Without interfering with the unfolding of the liturgical cycle, it will be easy to follow the Holy Father’s wishes and stress the theme of peace, universal peace, peace as the fruit of justice. In Christian churches throughout the world, in the stillness of Christmas night, the song of the Angels resounds: "Glory to God in the highest and peace to his people on earth" (cf. Lk 2:14). Not without reason did Pope Paul VI decide that 1 January, the Octave of Christmas, should be celebrated as the World Day of Peace: a decision which, in view of the dramatic circumstances of the present hour and the timeliness of the Holy Father’s message – "No Peace without Justice, No Justice without Forgiveness"– should be respected with special emphasis on 1 January 2002.
1 January is also the Solemnity of Mary, Mother of God, the Mother of him who "is our peace" (Eph 2:14). Christians rightly invoke her as the "Queen of Peace", and it is to her that the Holy Father has entrusted "these initiatives [...] asking her to sustain our efforts and those of all of humanity in the search for peace".7
1 Cf. L’Osservatore Romano, English edition, 21 November 2001, p. 1.

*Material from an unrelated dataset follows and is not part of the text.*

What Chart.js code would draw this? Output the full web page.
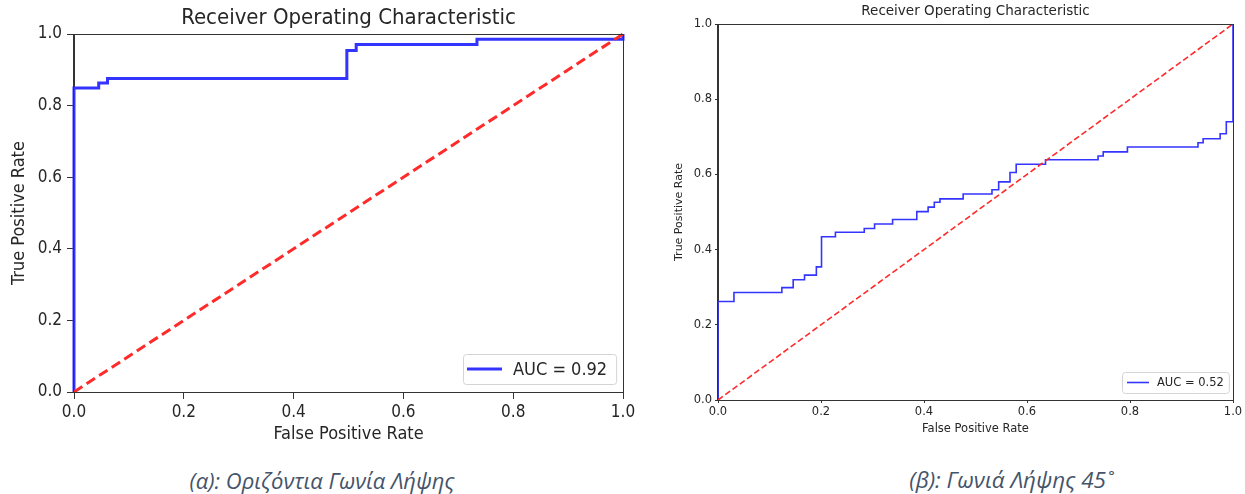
<!DOCTYPE html>
<html>
<head>
<meta charset="utf-8">
<title>ROC</title>
<script src="https://cdn.jsdelivr.net/npm/chart.js"></script>
<style>
body { margin:0; background:#fff; width:1245px; height:494px; position:relative; overflow:hidden; }
.box { position:absolute; }
#boxA { left:0; top:0; width:640px; height:452px; }
#boxB { left:660px; top:0; width:585px; height:446px; }
.cap { position:absolute; font-family:"Open Sans"; font-style:italic; font-size:22px; line-height:30px; color:#44546a; white-space:nowrap; transform:translateX(-50%); }
</style>
</head>
<body>
<div class="box" id="boxA"><canvas id="rocA"></canvas></div>
<div class="box" id="boxB"><canvas id="rocB"></canvas></div>
<div class="cap" style="left:322px; top:465px;">(α): Οριζόντια Γωνία Λήψης</div>
<div class="cap" style="left:1011px; top:465px; font-size:22.5px;">(β): Γωνιά Λήψης 45˚</div>

<script>
// (α) horizontal angle - ROC points
const fprA = [0, 0, 0.045, 0.061, 0.497, 0.514, 0.734, 1];
const tprA = [0, 0.849, 0.863, 0.876, 0.954, 0.971, 0.985, 1];
const aucA = 'AUC = 0.92';

// (β) 45 degree angle - ROC points
const fprB = [0, 0, 0.031, 0.124, 0.146, 0.168, 0.191, 0.201, 0.228, 0.284,
              0.304, 0.339, 0.386, 0.408, 0.42, 0.431, 0.476, 0.532, 0.545, 0.567,
              0.579, 0.636, 0.738, 0.748, 0.795, 0.932, 0.942, 0.975, 0.987, 1];
const tprB = [0, 0.262, 0.286, 0.299, 0.32, 0.332, 0.354, 0.434, 0.446, 0.456,
              0.468, 0.48, 0.501, 0.513, 0.526, 0.535, 0.548, 0.559, 0.58, 0.605,
              0.627, 0.639, 0.649, 0.66, 0.673, 0.684, 0.695, 0.708, 0.74, 1];
const aucB = 'AUC = 0.52';

// chance line
const diagX = [0, 1];
const diagY = [0, 1];
const tickVals = [0, 0.2, 0.4, 0.6, 0.8, 1.0];

const textColor = '#262626';
const rocBlue = '#3434ff';
const chanceRed = '#ff2a2a';
const condensed = '"DejaVu Sans Condensed", "DejaVu Sans"';

// matplotlib box, drawn over the lines like the spines
const framePlugin = {
    id: 'frame',
    afterDatasetsDraw(chart) {
        const a = chart.chartArea, ctx = chart.ctx;
        ctx.save();
        ctx.strokeStyle = '#333';
        ctx.lineWidth = 1;
        ctx.strokeRect(Math.round(a.left) - 0.5, Math.round(a.top) + 0.5,
                       Math.round(a.right - a.left) + 1, Math.round(a.bottom - a.top));
        ctx.restore();
    }
};

// legend box inside lower right corner
const aucLegend = {
    id: 'aucLegend',
    afterDraw(chart, args, o) {
        const a = chart.chartArea, ctx = chart.ctx;
        ctx.save();
        ctx.font = o.size + 'px ' + o.family;
        const tw = ctx.measureText(o.text).width;
        const w = o.padL + o.lineLen + o.gap + tw + o.padR;
        const h = o.h;
        const x = Math.round(a.right - o.offR - w);
        const y = Math.round(a.bottom - o.offB - h);
        ctx.fillStyle = 'rgba(255,255,255,0.85)';
        ctx.strokeStyle = '#d4d4d4';
        ctx.lineWidth = 1;
        ctx.beginPath();
        ctx.roundRect(x + 0.5, y + 0.5, w, h, 3);
        ctx.fill();
        ctx.stroke();
        ctx.strokeStyle = rocBlue;
        ctx.lineWidth = o.lw;
        ctx.beginPath();
        ctx.moveTo(x + o.padL, y + h / 2);
        ctx.lineTo(x + o.padL + o.lineLen, y + h / 2);
        ctx.stroke();
        ctx.fillStyle = textColor;
        ctx.textBaseline = 'middle';
        ctx.fillText(o.text, x + o.padL + o.lineLen + o.gap, y + h / 2 + 1);
        ctx.restore();
    }
};

function rocChart(id, fpr, tpr, auc, s) {
    const pts = fpr.map((x, i) => ({x: x, y: tpr[i]}));
    const diag = diagX.map((x, i) => ({x: x, y: diagY[i]}));
    const tickFont = {family: s.family, size: s.tick};
    const axisFont = {family: s.family, size: s.axis};
    return new Chart(document.getElementById(id), {
        type: 'scatter',
        data: {
            datasets: [
                { label: 'chance', data: diag, showLine: true, borderColor: chanceRed,
                  borderWidth: s.lw, borderDash: s.dash, pointRadius: 0, clip: false },
                { label: auc, data: pts, showLine: true, stepped: 'before', borderColor: rocBlue,
                  borderWidth: s.lw, pointRadius: 0, clip: false }
            ]
        },
        options: {
            responsive: true,
            maintainAspectRatio: false,
            animation: false,
            events: [],
            layout: { padding: { left: 0, right: s.padR, top: 0, bottom: 0 } },
            plugins: {
                legend: { display: false },
                tooltip: { enabled: false },
                title: {
                    display: true,
                    text: 'Receiver Operating Characteristic',
                    fullSize: false,
                    color: textColor,
                    font: {family: s.family, size: s.title, weight: 'normal'},
                    padding: {top: s.titleTop, bottom: s.titleBottom}
                },
                aucLegend: s.legend
            },
            scales: {
                x: {
                    type: 'linear', min: 0, max: 1,
                    afterBuildTicks: sc => { sc.ticks = tickVals.map(v => ({value: v})); },
                    afterFit: sc => { sc.height = s.xH; },
                    ticks: { color: textColor, font: tickFont, padding: s.xPad, maxRotation: 0,
                             callback: v => v.toFixed(1) },
                    grid: { display: true, drawOnChartArea: false, drawTicks: true,
                            tickLength: s.tickLen, color: '#333' },
                    border: { display: true, color: '#333' },
                    title: { display: true, text: 'False Positive Rate', color: textColor,
                             font: axisFont, padding: {top: 0, bottom: s.xTitlePad} }
                },
                y: {
                    type: 'linear', min: 0, max: 1,
                    afterBuildTicks: sc => { sc.ticks = tickVals.map(v => ({value: v})); },
                    afterFit: sc => { sc.width = s.yW; },
                    ticks: { color: textColor, font: tickFont, padding: s.yPad,
                             callback: v => v.toFixed(1) },
                    grid: { display: true, drawOnChartArea: false, drawTicks: true,
                            tickLength: s.tickLen, color: '#333' },
                    border: { display: true, color: '#333' },
                    title: { display: true, text: 'True Positive Rate', color: textColor,
                             font: {family: s.family, size: s.yAxis}, padding: {top: s.yTitlePad, bottom: 0} }
                }
            }
        },
        plugins: [framePlugin, aucLegend]
    });
}

rocChart('rocA', fprA, tprA, aucA, {
    family: condensed,
    lw: 3, dash: [10, 5], padR: 17, yW: 74, xH: 60,
    title: 22, titleTop: 5, titleBottom: 2.6,
    tick: 17, axis: 18, yAxis: 18, tickLen: 7, xPad: 3, yPad: 5,
    xTitlePad: 7, yTitlePad: 9,
    legend: { text: aucA, family: condensed, size: 18, padL: 4, padR: 9, lineLen: 35, gap: 11,
              h: 30, offR: 7, offB: 8, lw: 3 }
});

rocChart('rocB', fprB, tprB, aucB, {
    family: '"DejaVu Sans"',
    lw: 1.6, dash: [6, 3], padR: 12, yW: 58, xH: 46,
    title: 13.5, titleTop: 3, titleBottom: 4.8,
    tick: 11.5, axis: 11.5, yAxis: 11, tickLen: 3, xPad: 2, yPad: 3,
    xTitlePad: 10, yTitlePad: 13,
    legend: { text: aucB, family: '"DejaVu Sans"', size: 11.5, padL: 5, padR: 5, lineLen: 22, gap: 8,
              h: 21, offR: 4, offB: 7, lw: 1.6 }
});
</script>
</body>
</html>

3 For many centuries, the Roman Liturgy on Ash Wednesday at the start of Lent took as the Gospel reading Mk 6:1-6, 16-18, which presents Jesus’ teaching on almsgiving (mercy), prayer and fasting, which are in fact inseparable. "These three things, prayer, fasting and mercy, are a single thing, each drawing life from the others. Fasting is the soul of prayer and mercy the life of fasting. Let no one divide them, because alone they do not survive" (Saint Peter Chrysologus, Discourse 43: PL 52, 320).
4 John Paul II, Angelus Address, in L’Osservatore Romano, English edition, 21 November 2001, p. 1. "Let us give as alms whatever we save by fasting and abstaining from our usual fare" (Saint Augustine, Homily 209, 2: NBA XXX/1, p. 162).
5 Saint Augustine, Letter 155, 4, 13: NBA XXII, p. 574.
6 John Paul II, Concluding Address for the World Day of Prayer for Peace (27 October 1986), in Insegnamenti di Giovanni Paolo II, IX/2, p. 1267. [English OR translation].
7 John Paul II, Angelus Address, in L’Osservatore Romano, English edition, 21 November 2001, p. 1.